- TASK BRIEF:
Write out the data below exactly as given, without any of its pictures.

- PROVIDED MATERIAL:
====

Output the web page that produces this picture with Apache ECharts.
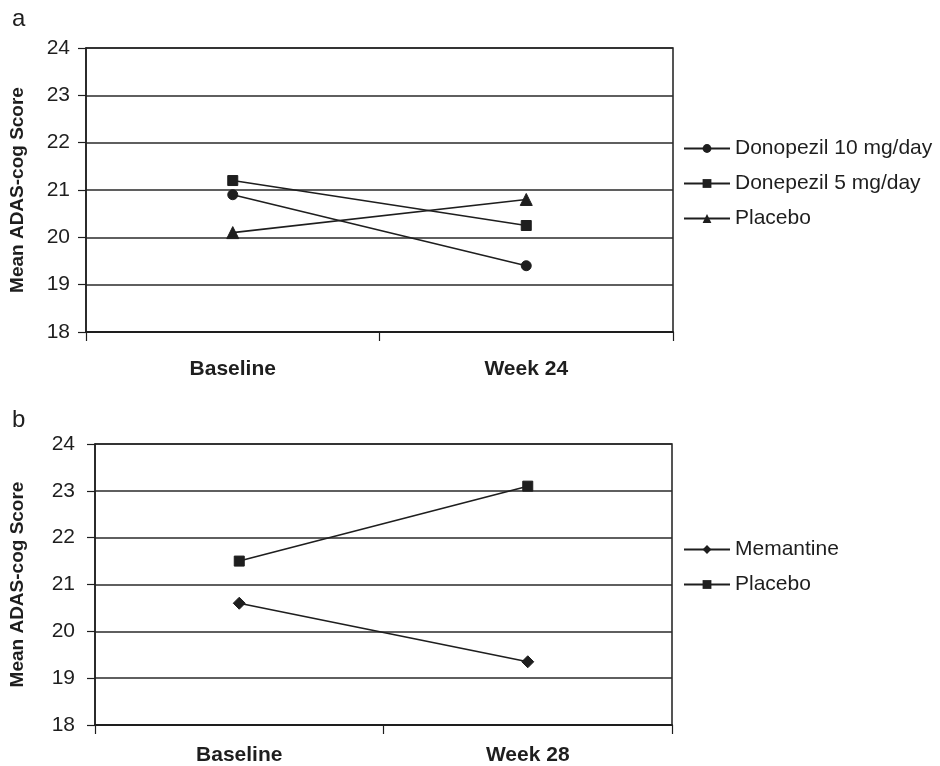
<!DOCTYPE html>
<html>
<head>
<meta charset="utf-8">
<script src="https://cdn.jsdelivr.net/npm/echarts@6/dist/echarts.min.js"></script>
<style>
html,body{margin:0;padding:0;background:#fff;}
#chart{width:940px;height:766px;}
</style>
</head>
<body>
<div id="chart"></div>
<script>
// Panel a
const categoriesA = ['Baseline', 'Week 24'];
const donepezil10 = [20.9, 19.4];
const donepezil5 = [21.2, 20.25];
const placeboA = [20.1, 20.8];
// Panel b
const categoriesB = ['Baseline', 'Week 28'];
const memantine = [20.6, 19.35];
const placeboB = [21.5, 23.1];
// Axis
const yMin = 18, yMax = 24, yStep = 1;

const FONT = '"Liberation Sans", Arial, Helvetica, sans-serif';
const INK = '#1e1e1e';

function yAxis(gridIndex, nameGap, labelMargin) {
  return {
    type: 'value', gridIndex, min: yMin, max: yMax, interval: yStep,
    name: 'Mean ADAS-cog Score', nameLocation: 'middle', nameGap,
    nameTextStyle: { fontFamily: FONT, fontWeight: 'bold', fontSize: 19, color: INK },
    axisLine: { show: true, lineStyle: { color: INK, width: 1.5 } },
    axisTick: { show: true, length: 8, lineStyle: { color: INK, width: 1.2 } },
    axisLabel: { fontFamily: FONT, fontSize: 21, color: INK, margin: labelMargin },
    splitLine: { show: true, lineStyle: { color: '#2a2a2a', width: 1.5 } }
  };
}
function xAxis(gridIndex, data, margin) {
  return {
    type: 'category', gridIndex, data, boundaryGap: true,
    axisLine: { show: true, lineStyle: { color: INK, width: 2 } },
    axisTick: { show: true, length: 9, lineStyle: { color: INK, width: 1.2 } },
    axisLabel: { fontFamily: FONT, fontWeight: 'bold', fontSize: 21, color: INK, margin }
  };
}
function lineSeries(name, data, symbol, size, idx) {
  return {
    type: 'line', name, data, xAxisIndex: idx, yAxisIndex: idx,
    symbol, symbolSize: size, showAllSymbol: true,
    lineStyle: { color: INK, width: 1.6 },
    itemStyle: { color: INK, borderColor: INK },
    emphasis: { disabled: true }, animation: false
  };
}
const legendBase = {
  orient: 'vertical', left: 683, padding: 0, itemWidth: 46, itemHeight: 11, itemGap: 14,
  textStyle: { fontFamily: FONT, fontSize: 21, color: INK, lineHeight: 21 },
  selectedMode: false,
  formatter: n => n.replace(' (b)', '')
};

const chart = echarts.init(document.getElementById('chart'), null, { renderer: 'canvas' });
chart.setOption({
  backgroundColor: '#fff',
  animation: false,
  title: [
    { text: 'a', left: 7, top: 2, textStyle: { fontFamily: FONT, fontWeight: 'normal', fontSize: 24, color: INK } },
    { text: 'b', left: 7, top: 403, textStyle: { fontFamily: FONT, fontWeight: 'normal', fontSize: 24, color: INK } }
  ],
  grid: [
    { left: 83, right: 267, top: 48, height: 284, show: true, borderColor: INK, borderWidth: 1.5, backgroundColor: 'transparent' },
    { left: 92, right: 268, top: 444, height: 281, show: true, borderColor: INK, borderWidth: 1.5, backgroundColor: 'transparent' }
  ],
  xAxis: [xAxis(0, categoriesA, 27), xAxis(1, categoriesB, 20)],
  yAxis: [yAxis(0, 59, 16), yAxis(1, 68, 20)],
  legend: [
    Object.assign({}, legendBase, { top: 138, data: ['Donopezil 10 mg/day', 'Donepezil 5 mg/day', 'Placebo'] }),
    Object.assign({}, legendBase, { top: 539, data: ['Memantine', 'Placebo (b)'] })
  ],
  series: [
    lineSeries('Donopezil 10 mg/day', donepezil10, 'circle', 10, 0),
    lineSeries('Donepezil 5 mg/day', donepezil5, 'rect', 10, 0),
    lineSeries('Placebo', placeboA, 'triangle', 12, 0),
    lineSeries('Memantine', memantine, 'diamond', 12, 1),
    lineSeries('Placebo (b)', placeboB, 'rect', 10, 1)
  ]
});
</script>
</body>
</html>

====

- TASK SOLUTION:
Output the web page that produces this picture with Apache ECharts.
<!DOCTYPE html>
<html>
<head>
<meta charset="utf-8">
<script src="https://cdn.jsdelivr.net/npm/echarts@6/dist/echarts.min.js"></script>
<style>
html,body{margin:0;padding:0;background:#fff;}
#chart{width:940px;height:766px;}
</style>
</head>
<body>
<div id="chart"></div>
<script>
// Panel a
const categoriesA = ['Baseline', 'Week 24'];
const donepezil10 = [20.9, 19.4];
const donepezil5 = [21.2, 20.25];
const placeboA = [20.1, 20.8];
// Panel b
const categoriesB = ['Baseline', 'Week 28'];
const memantine = [20.6, 19.35];
const placeboB = [21.5, 23.1];
// Axis
const yMin = 18, yMax = 24, yStep = 1;

const FONT = '"Liberation Sans", Arial, Helvetica, sans-serif';
const INK = '#1e1e1e';

function yAxis(gridIndex, nameGap, labelMargin) {
  return {
    type: 'value', gridIndex, min: yMin, max: yMax, interval: yStep,
    name: 'Mean ADAS-cog Score', nameLocation: 'middle', nameGap,
    nameTextStyle: { fontFamily: FONT, fontWeight: 'bold', fontSize: 19, color: INK },
    axisLine: { show: true, lineStyle: { color: INK, width: 1.5 } },
    axisTick: { show: true, length: 8, lineStyle: { color: INK, width: 1.2 } },
    axisLabel: { fontFamily: FONT, fontSize: 21, color: INK, margin: labelMargin },
    splitLine: { show: true, lineStyle: { color: '#2a2a2a', width: 1.5 } }
  };
}
function xAxis(gridIndex, data, margin) {
  return {
    type: 'category', gridIndex, data, boundaryGap: true,
    axisLine: { show: true, lineStyle: { color: INK, width: 2 } },
    axisTick: { show: true, length: 9, lineStyle: { color: INK, width: 1.2 } },
    axisLabel: { fontFamily: FONT, fontWeight: 'bold', fontSize: 21, color: INK, margin }
  };
}
function lineSeries(name, data, symbol, size, idx) {
  return {
    type: 'line', name, data, xAxisIndex: idx, yAxisIndex: idx,
    symbol, symbolSize: size, showAllSymbol: true,
    lineStyle: { color: INK, width: 1.6 },
    itemStyle: { color: INK, borderColor: INK },
    emphasis: { disabled: true }, animation: false
  };
}
const legendBase = {
  orient: 'vertical', left: 683, padding: 0, itemWidth: 46, itemHeight: 11, itemGap: 14,
  textStyle: { fontFamily: FONT, fontSize: 21, color: INK, lineHeight: 21 },
  selectedMode: false,
  formatter: n => n.replace(' (b)', '')
};

const chart = echarts.init(document.getElementById('chart'), null, { renderer: 'canvas' });
chart.setOption({
  backgroundColor: '#fff',
  animation: false,
  title: [
    { text: 'a', left: 7, top: 2, textStyle: { fontFamily: FONT, fontWeight: 'normal', fontSize: 24, color: INK } },
    { text: 'b', left: 7, top: 403, textStyle: { fontFamily: FONT, fontWeight: 'normal', fontSize: 24, color: INK } }
  ],
  grid: [
    { left: 83, right: 267, top: 48, height: 284, show: true, borderColor: INK, borderWidth: 1.5, backgroundColor: 'transparent' },
    { left: 92, right: 268, top: 444, height: 281, show: true, borderColor: INK, borderWidth: 1.5, backgroundColor: 'transparent' }
  ],
  xAxis: [xAxis(0, categoriesA, 27), xAxis(1, categoriesB, 20)],
  yAxis: [yAxis(0, 59, 16), yAxis(1, 68, 20)],
  legend: [
    Object.assign({}, legendBase, { top: 138, data: ['Donopezil 10 mg/day', 'Donepezil 5 mg/day', 'Placebo'] }),
    Object.assign({}, legendBase, { top: 539, data: ['Memantine', 'Placebo (b)'] })
  ],
  series: [
    lineSeries('Donopezil 10 mg/day', donepezil10, 'circle', 10, 0),
    lineSeries('Donepezil 5 mg/day', donepezil5, 'rect', 10, 0),
    lineSeries('Placebo', placeboA, 'triangle', 12, 0),
    lineSeries('Memantine', memantine, 'diamond', 12, 1),
    lineSeries('Placebo (b)', placeboB, 'rect', 10, 1)
  ]
});
</script>
</body>
</html>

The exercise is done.